API Gateway Bottleneck: High traffic can overload the API Gateway, slowing down request processing.
- Mitigation: Use auto-scaling for API Gateway instances and distribute traffic with load balancers.
Authentication Failures: Overload on the Authentication Service may lead to delays in token validation.
- Mitigation: Use Redis for token caching and auto-scaling for horizontal scaling of authentication instances.
Future improvements
- Improvement: Implement machine learning for personalized feed ranking.
- Mitigation: Use microservices for better isolation and scalability to handle increased processing loads.
- Improvement: Implement edge caching for media delivery closer to users.
- Mitigation: Use multi-region S3 buckets and advanced CDN configurations for better availability and performance.
- Improvement: Move to a serverless architecture for dynamic scaling during traffic spikes.
- Mitigation: Use AWS Lambda with auto-scaling to dynamically handle increased load without manual intervention.
- Improvement: Implement advanced data partitioning strategies in PostgreSQL.

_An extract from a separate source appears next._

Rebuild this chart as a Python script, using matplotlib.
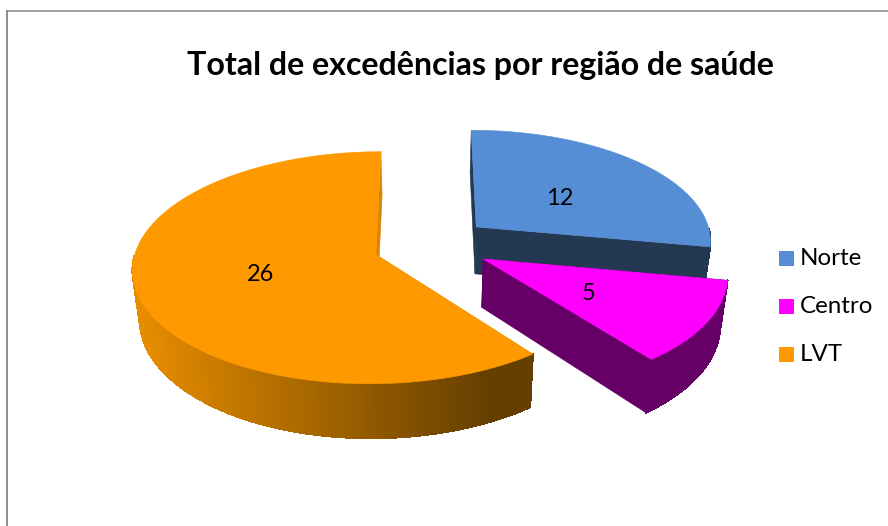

- Mitigation: Use read replicas and partitioned tables to efficiently manage high write and read workloads.
- Improvement: Use WebSockets for real-time notifications.
- Mitigation: Implement scalable WebSocket clusters to avoid overload during high traffic.
These improvements enhance scalability, reduce latency, and ensure system resilience during failure scenarios.